Every poet’s start begins with a story, the poets agreed.

“I realized that my journey was connected with my divorce,” Mr. Moglia said. “I started going to poetry groups and you see, after 20 years, people coming in and starting off with something that they think is some little flowery-type poem. But then all of a sudden, week number three, somebody ran out on them or this relationship went kaput or there was a death of a child in the family. Terrible things. But they all come out.”

“It’s funny that you say that,” Springs-based Antje Katcher added. “I started writing when I was a teenager, but in German. The way I started going back into it was I sat down at my typewriter and said, ‘I couldn’t believe what he’d done this time!’”
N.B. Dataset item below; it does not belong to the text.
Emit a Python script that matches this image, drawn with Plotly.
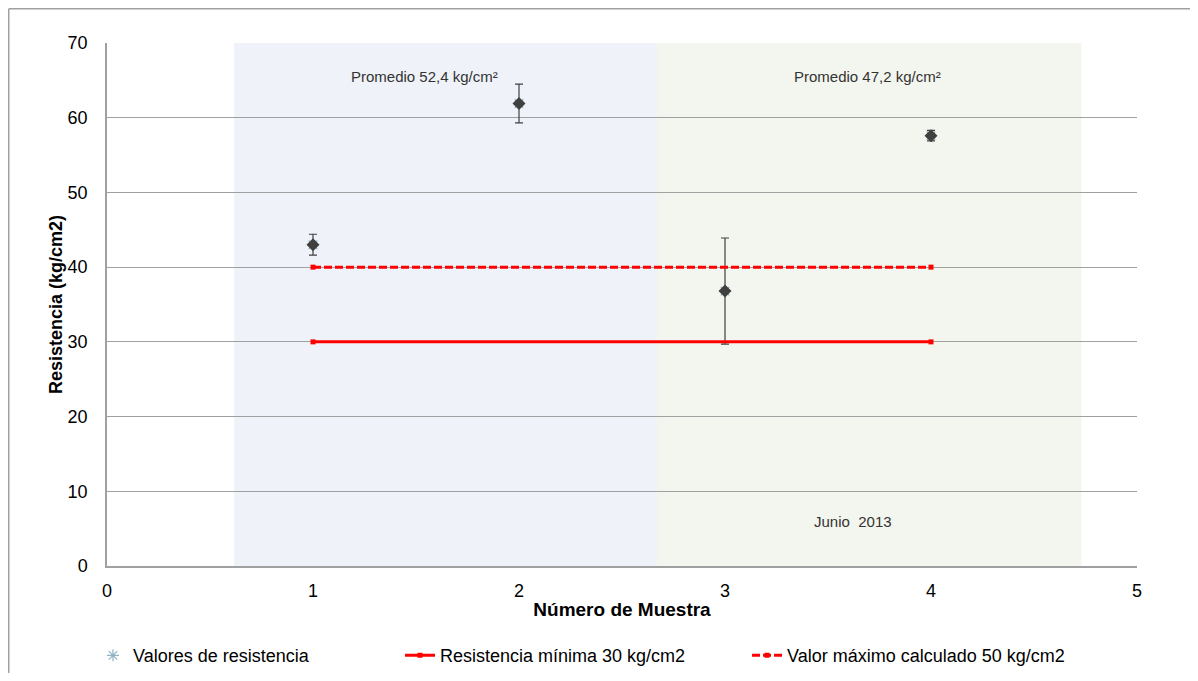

She paused for dramatic effect as her fellow poets burst into laughter.

“That was about three years before my divorce,” she concluded with a chuckle.

“Well, there it is,” Mr. Moglia said. “And when people finish a poem that hits, you’ll hear the emotional, ‘Ahh.’ If a person sits back and says, ‘Well, that was a really well-done poem,’ no, something’s off. It’s usually this initial, emotional reaction. That’s what poetry does.”

“That’s why I’m shouting out when I should be quiet,” Ms. Bishop said.

According to Mr. Russo, poetry is so powerful because it’s a condensation of experience, emotion and feeling.

“It’s always very meaningful to the poet, otherwise he or she wouldn’t bother to put it down,” he said.

“There’s something visceral about it,” Keven Bridge of Southampton added. “It’s more like a dream state.”

When asked what advice they would give to budding poets, several workshoppers replied simultaneously, “Just write.” Read a lot of poetry, they said, and read it out loud. Their suggestions run the gamut, from American best-sellers Billy Collins and Mary Oliver to rap lyrics and the Bible.

And don’t forget to join a poetry group.

“We’re always hungry for beginners,” Mr. Russo said.
“So we’ll see you next week!” Mr. Moglia said.

“We’ve seen people come here to start, and have grown,” Ms. Katcher added.

“That’s what you expect,” Mr. Russo said. “That’s what you hope.”